From my research Common Lisp has a search function, but elisp does not.

elisp does in fact provide the Common Lisp search function in the cl library.

So adding (require 'cl) will fix the problem for the code as written.

Alternatively you could change search to cl-search which is an autoloaded alias.

4

I think just using the built-in string-match instead of search is the most simple thing in this special case.

The modified code would look like:

(org-add-link-type 
 "cite" 'ebib
 (lambda (path desc format)
   (cond
    ((eq format 'html)
     (format "(<cite>%s</cite>)" path))
    ((eq format 'latex)
     (if (or (not desc) (equal 0 (string-match "cite:" desc)))
         (format "\\cite{%s}" path)
       (format "\\cite[%s][%s]{%s}"
               (cadr (split-string desc ";"))
               (car (split-string desc ";"))  path))))))

Two remarks are in place:

  1. The common lisp function search searches for literal strings while string-match searches for regular expressions.

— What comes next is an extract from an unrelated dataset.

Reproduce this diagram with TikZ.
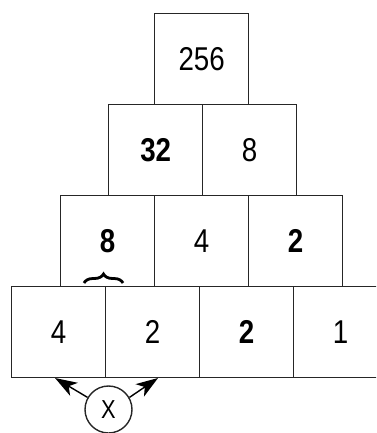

That does not matter here since there are no special characters in the search string cite:.
  2. string-match modifies the match data. That does not matter here since the match data is modified anyway by split-string.
3
  • Interesting take, and I'll need to experiment with it a bit. But it looks like the problem was that I was missing the cl package, and I just needed to require it. Thanks for looking into it though.
    – Nalisarc
    Nov 27, 2017 at 18:41
  • @Nalisarc I know that (require 'cl) works. But, why pulling a heavy-weight package in when there is a light-weight built-in solution.
    – Tobias
    Nov 27, 2017 at 19:28
  • Oh I see, the two aren't quite identical, but upon closer inspection string-match should do the same thing as cl-search.